Your dashboard may show a note: 'Recent large investment may affect XIRR accuracy.' This is informational only. As time passes, the XIRR will stabilize and reflect true performance.
Does Geojit show XIRR for individual stocks, or only for the whole portfolio?
Geojit provides both Portfolio XIRR and Stock-Level XIRR, giving you a complete view of your investment performance.
- Portfolio XIRR- Shows a single annualized return for your entire equity portfolio. This is the primary measure of your overall portfolio performance.
- Stock-level XIRR- Shows the annualized return for each individual stock.
- For stocks that you have completely sold, the Stock-Level XIRR reflects the realised return up to the date of your final sale.
- For stocks you still hold, the Stock-Level XIRR includes both realised gains or losses (if any) and the current market value of your remaining shares.

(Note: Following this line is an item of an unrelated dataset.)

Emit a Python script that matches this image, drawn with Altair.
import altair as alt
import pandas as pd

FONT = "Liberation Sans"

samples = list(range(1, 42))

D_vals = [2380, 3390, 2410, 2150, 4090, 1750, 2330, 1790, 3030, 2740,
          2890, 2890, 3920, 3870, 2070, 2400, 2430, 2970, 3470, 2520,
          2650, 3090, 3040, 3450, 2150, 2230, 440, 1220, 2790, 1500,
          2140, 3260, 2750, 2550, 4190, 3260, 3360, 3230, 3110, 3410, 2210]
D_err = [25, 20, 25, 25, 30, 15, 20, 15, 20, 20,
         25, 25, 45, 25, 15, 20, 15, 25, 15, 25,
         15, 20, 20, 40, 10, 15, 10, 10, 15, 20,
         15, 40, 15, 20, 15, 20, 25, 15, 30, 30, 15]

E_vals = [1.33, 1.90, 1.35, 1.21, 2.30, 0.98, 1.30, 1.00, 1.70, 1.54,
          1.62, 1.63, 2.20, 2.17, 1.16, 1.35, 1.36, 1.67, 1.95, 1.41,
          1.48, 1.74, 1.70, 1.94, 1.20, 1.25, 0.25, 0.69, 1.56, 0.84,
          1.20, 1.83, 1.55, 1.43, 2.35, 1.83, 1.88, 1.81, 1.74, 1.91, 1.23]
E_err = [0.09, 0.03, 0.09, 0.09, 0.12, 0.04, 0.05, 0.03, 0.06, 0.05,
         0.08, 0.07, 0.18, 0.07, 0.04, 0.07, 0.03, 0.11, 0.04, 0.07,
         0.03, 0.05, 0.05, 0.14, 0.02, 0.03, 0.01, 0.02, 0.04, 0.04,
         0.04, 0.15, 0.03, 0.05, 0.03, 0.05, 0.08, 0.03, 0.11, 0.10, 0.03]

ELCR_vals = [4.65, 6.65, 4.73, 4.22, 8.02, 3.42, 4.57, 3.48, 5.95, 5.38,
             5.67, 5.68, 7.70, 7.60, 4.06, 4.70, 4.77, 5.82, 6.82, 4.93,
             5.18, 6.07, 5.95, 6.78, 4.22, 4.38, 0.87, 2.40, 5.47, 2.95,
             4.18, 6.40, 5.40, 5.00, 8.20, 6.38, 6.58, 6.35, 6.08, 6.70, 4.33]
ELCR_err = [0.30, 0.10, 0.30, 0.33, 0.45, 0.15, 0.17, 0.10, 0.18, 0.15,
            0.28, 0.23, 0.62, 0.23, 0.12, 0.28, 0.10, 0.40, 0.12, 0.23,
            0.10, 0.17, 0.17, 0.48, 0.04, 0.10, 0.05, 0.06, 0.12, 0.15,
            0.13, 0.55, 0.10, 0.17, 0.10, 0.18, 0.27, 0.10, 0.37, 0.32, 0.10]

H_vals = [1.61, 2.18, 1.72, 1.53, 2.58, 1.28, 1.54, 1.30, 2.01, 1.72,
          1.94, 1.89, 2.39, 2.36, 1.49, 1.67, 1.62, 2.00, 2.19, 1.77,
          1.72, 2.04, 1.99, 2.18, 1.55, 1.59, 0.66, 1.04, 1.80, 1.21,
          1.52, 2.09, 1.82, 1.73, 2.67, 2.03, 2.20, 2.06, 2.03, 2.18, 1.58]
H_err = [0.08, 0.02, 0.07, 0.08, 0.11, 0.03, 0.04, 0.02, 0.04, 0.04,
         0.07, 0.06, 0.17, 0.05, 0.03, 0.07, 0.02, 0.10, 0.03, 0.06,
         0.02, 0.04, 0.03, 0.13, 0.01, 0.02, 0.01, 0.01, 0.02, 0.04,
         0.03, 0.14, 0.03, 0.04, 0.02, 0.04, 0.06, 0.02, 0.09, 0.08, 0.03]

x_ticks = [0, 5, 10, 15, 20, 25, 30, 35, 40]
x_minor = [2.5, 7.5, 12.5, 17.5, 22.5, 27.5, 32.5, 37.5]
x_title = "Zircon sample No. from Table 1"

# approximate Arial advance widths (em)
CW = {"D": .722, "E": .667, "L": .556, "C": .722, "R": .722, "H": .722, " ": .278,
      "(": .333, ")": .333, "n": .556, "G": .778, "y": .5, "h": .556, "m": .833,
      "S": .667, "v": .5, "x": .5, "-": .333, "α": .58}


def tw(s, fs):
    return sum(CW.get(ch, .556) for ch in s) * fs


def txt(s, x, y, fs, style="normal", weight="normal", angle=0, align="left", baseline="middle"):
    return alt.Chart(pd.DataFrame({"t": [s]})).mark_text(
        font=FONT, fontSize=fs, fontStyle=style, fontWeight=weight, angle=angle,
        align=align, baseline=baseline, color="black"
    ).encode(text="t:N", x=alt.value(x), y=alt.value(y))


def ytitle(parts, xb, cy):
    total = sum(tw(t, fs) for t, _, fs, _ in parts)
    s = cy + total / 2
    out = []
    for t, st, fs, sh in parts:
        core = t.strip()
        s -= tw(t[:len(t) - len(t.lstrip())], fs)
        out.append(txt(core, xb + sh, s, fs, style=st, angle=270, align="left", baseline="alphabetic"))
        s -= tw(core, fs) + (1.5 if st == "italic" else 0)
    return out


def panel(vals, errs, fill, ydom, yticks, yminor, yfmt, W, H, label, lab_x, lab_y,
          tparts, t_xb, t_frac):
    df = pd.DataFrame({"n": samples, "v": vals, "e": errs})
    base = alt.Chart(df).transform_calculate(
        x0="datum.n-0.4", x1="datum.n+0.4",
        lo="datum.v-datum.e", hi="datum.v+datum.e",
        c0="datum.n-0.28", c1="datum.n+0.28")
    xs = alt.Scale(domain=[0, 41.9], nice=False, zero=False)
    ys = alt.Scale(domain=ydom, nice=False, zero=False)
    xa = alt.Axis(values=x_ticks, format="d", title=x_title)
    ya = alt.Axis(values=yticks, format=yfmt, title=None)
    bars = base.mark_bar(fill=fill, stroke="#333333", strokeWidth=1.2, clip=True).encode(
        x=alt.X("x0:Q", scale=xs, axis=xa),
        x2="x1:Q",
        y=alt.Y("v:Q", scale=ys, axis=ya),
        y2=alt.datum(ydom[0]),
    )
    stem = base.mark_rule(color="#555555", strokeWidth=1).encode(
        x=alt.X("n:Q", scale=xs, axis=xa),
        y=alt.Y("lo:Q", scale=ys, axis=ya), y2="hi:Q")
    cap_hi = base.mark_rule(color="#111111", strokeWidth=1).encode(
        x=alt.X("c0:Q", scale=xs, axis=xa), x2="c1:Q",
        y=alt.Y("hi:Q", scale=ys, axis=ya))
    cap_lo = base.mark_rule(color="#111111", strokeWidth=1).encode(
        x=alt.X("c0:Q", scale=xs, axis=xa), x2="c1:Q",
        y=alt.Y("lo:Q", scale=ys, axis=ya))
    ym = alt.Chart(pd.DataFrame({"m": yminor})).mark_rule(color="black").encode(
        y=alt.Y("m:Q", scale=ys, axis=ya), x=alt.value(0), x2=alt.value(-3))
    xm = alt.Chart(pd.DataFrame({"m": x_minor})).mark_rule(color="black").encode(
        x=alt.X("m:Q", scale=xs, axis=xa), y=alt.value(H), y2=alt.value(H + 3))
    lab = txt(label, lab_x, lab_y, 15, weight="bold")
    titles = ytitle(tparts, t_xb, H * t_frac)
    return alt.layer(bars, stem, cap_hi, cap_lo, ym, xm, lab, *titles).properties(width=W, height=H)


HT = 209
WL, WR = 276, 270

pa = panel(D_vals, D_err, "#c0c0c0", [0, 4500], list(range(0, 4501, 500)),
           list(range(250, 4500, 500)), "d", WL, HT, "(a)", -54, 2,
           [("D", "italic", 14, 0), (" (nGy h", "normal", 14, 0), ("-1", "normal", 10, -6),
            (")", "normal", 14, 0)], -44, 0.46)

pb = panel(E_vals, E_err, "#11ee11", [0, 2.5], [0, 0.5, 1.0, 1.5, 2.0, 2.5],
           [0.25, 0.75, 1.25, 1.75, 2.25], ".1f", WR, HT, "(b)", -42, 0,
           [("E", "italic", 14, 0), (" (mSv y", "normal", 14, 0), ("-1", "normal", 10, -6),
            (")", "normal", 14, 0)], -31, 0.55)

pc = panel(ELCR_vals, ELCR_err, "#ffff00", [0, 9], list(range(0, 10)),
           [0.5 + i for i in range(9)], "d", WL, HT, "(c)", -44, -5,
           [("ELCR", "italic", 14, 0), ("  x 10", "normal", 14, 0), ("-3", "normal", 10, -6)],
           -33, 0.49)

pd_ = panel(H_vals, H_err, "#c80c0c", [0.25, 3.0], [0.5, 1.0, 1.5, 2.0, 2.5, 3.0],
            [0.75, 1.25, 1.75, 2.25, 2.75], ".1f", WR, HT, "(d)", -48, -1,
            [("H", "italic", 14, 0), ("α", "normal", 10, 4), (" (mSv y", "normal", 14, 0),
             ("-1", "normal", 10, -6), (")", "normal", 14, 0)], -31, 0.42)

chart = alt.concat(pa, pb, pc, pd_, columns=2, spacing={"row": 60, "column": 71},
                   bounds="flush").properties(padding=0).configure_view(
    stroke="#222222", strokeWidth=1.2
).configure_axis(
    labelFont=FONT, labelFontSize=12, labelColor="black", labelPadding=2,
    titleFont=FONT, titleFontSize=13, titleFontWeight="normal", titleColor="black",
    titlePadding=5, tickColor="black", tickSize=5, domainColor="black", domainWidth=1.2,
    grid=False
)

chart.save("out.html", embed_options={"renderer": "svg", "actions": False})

I sold all my shares in a particular stock years ago. Will it appear in my XIRR?
Yes — but only at the stock level, not the portfolio level. For the portfolio XIRR, only stocks with current open holdings contribute a terminal valuation cashflow. However, all your historical buy and sell transactions, including fully closed positions, are included in the portfolio's cashflow history and influence the overall XIRR.

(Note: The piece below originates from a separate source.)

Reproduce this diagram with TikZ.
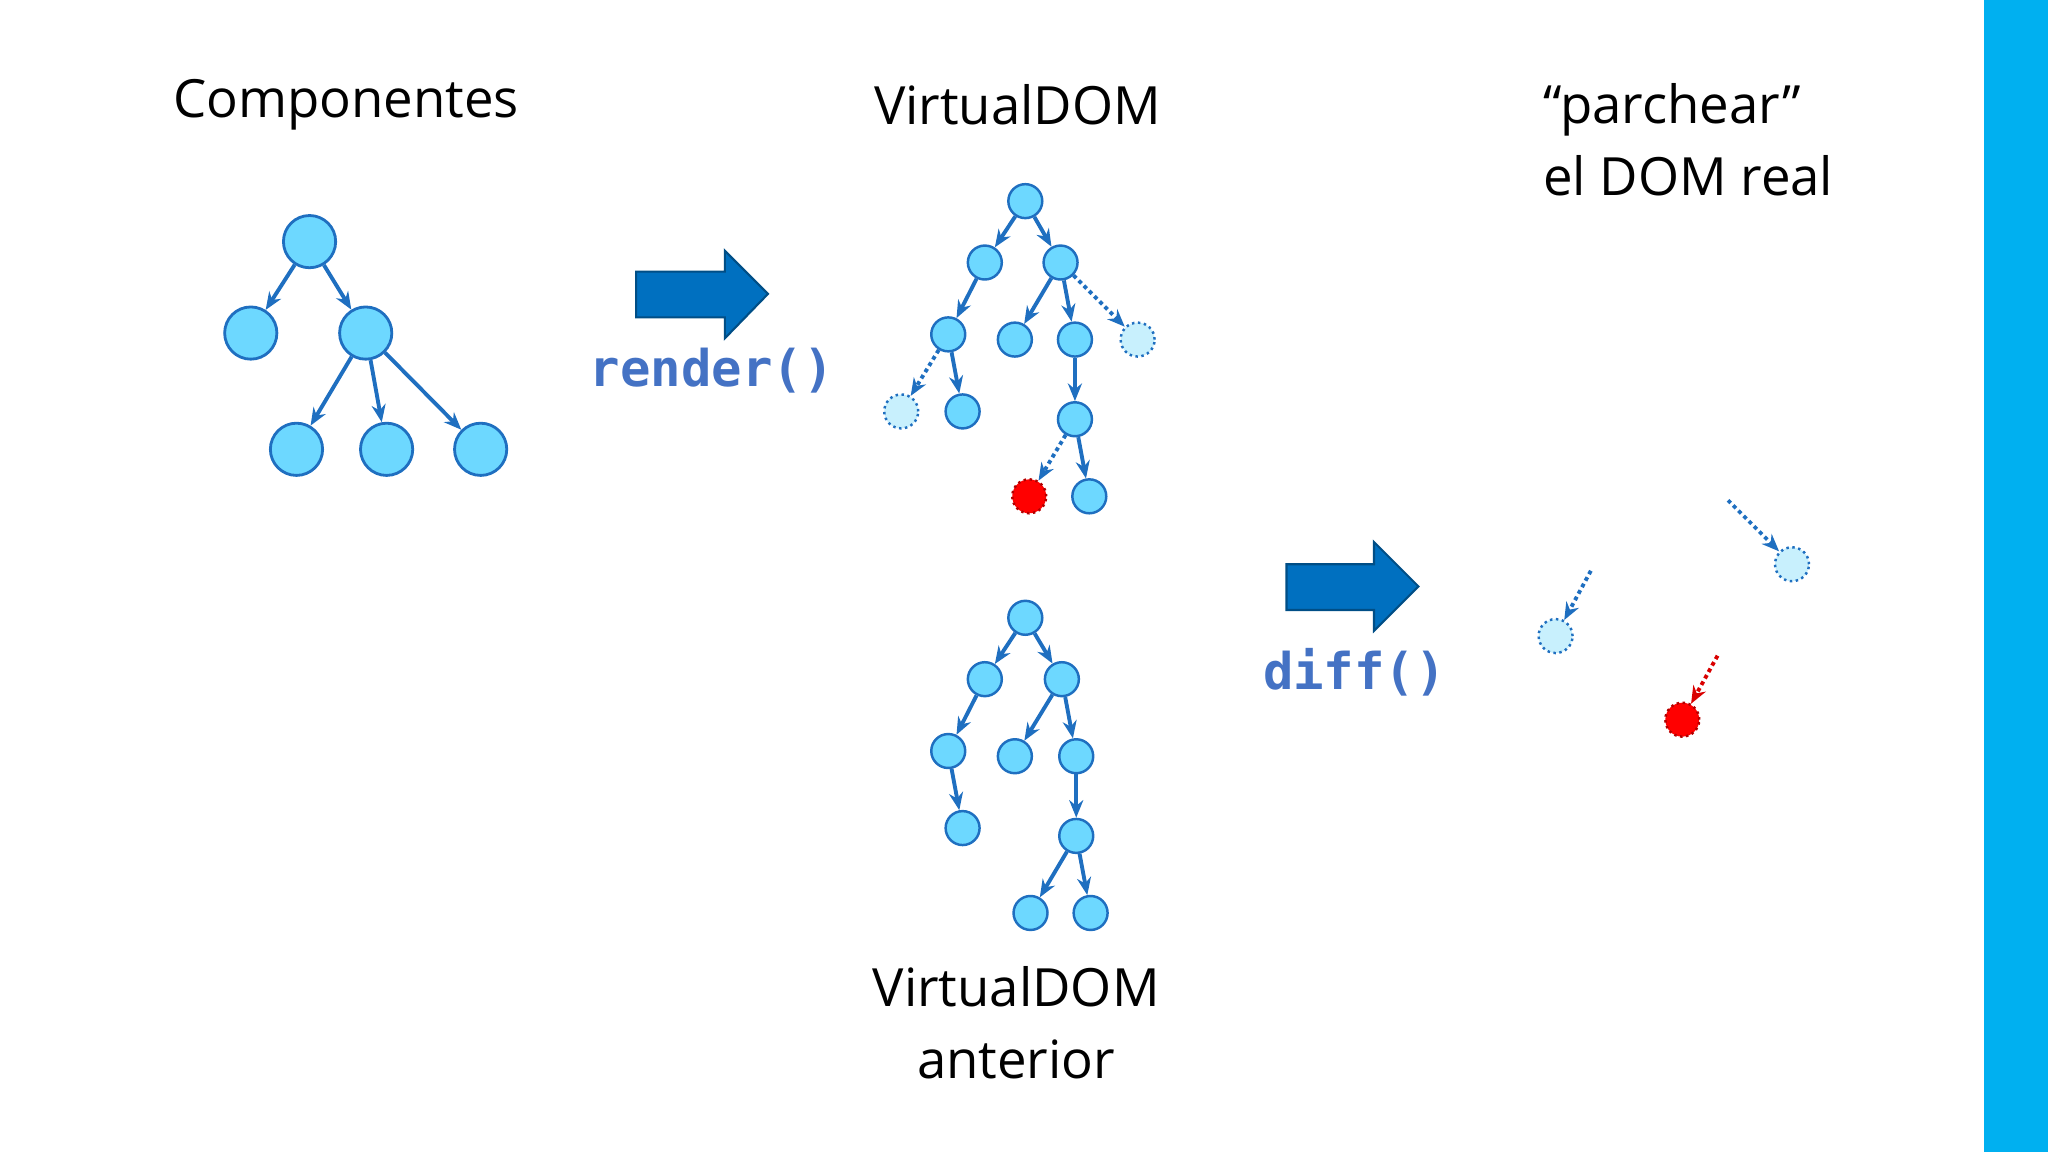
\documentclass[tikz,border=0pt]{standalone}
\usepackage{fontspec}
\setmainfont{Open Sans}
\newfontfamily\codefont{DejaVu Sans Mono}
\usetikzlibrary{arrows.meta}
\definecolor{nfill}{HTML}{6DD8FF}
\definecolor{nedge}{HTML}{1F6FC0}
\definecolor{ffill}{HTML}{C8F0FD}
\definecolor{abl}{HTML}{0070C0}
\definecolor{code}{HTML}{4472C4}
\definecolor{bar}{HTML}{00B0F0}
\begin{document}
\begin{tikzpicture}[x=0.013061cm,y=-0.013061cm,
 big/.style={circle,fill=nfill,draw=nedge,line width=0.8pt,minimum size=40*0.13061mm,inner sep=0},
 sm/.style={circle,fill=nfill,draw=nedge,line width=0.7pt,minimum size=26*0.13061mm,inner sep=0},
 fd/.style={sm,fill=ffill,densely dotted},
 rd/.style={sm,fill=red,draw=red!70!black,densely dotted},
 e/.style={-{Stealth[length=5pt,width=4pt]},draw=nedge,line width=1.1pt},
 ed/.style={e,densely dotted},
 title/.style={font=\fontsize{15}{20.5}\selectfont,align=center},
 fat/.style={fill=abl,draw=abl!70!black,line width=0.6pt},
 codet/.style={font=\codefont\bfseries\fontsize{14.4}{18}\selectfont,text=code}]
\useasboundingbox (0,0) rectangle (1568,882);
\fill[bar] (1519,0) rectangle (1568,882);
\node[title] (t1) at (265,80) {Componentes};
\node[title] (t2) at (779,80) {VirtualDOM};
\node[title,align=left,anchor=west] (t3) at (1172,107) {“parchear”\\el DOM real};
\node[title] (t4) at (778,783) {VirtualDOM\\anterior};
% component tree
\node[big] (c0) at (237,185) {};
\node[big] (c1) at (192,255) {};
\node[big] (c2) at (280,255) {};
\node[big] (c3) at (227,344) {};
\node[big] (c4) at (296,344) {};
\node[big] (c5) at (368,344) {};
\foreach \a/\b in {c0/c1,c0/c2,c2/c3,c2/c4,c2/c5} \draw[e] (\a) -- (\b);
% render arrow
\draw[fat] (487,208) -- (555,208) -- (555,192) -- (588,225) -- (555,259) -- (555,243) -- (487,243) -- cycle;
\node[codet] (r) at (545,284) {render()};
% virtual DOM
\node[sm] (v0) at (785,154) {};
\node[sm] (v1) at (754,201) {};
\node[sm] (v2) at (812,201) {};
\node[sm] (v3) at (726,256) {};
\node[sm] (v4) at (777,260) {};
\node[sm] (v5) at (823,260) {};
\node[fd] (v6) at (871,260) {};
\node[fd] (v7) at (690,315) {};
\node[sm] (v8) at (737,315) {};
\node[sm] (v9) at (823,321) {};
\node[rd] (v10) at (788,380) {};
\node[sm] (v11) at (834,380) {};
\foreach \a/\b in {v0/v1,v0/v2,v1/v3,v2/v4,v2/v5,v3/v8,v5/v9,v9/v11} \draw[e] (\a) -- (\b);
\foreach \a/\b in {v2/v6,v3/v7,v9/v10} \draw[ed] (\a) -- (\b);
% previous
\node[sm] (p0) at (785,473) {};
\node[sm] (p1) at (754,520) {};
\node[sm] (p2) at (813,520) {};
\node[sm] (p3) at (726,575) {};
\node[sm] (p4) at (777,579) {};
\node[sm] (p5) at (824,579) {};
\node[sm] (p6) at (737,634) {};
\node[sm] (p7) at (824,640) {};
\node[sm] (p8) at (789,699) {};
\node[sm] (p9) at (835,699) {};
\foreach \a/\b in {p0/p1,p0/p2,p1/p3,p2/p4,p2/p5,p3/p6,p5/p7,p7/p8,p7/p9} \draw[e] (\a) -- (\b);
% diff arrow
\draw[fat] (985,432) -- (1052,432) -- (1052,415) -- (1086,449) -- (1052,483) -- (1052,467) -- (985,467) -- cycle;
\node[codet] (d) at (1037,515) {diff()};
% patches
\node[fd] (q1) at (1191,487) {};
\node[fd] (q2) at (1372,432) {};
\node[rd] (q3) at (1288,551) {};
\coordinate (s1) at (1218,437);
\coordinate (s2) at (1323,383);
\coordinate (s3) at (1315,502);
\draw[ed] (s1) -- (q1);
\draw[ed] (s2) -- (q2);
\draw[ed,draw=red!85!black] (s3) -- (q3);
\end{tikzpicture}
\end{document}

I notice my XIRR says 'null' or is not displaying. What does this mean?
A null or missing XIRR means one of the following conditions was detected and the value could not be published safely:
- All transactions for your portfolio are sells with no corresponding buys — there is no investment baseline.
- The XIRR algorithm could not converge to a solution (very rare edge case).
- A corporate action is pending and this is the first calculation cycle — no prior XIRR exists to freeze.
- Your portfolio has only buy transactions and the current market value is unavailable.
Once the underlying data issue is fixed, the system will automatically update your XIRR.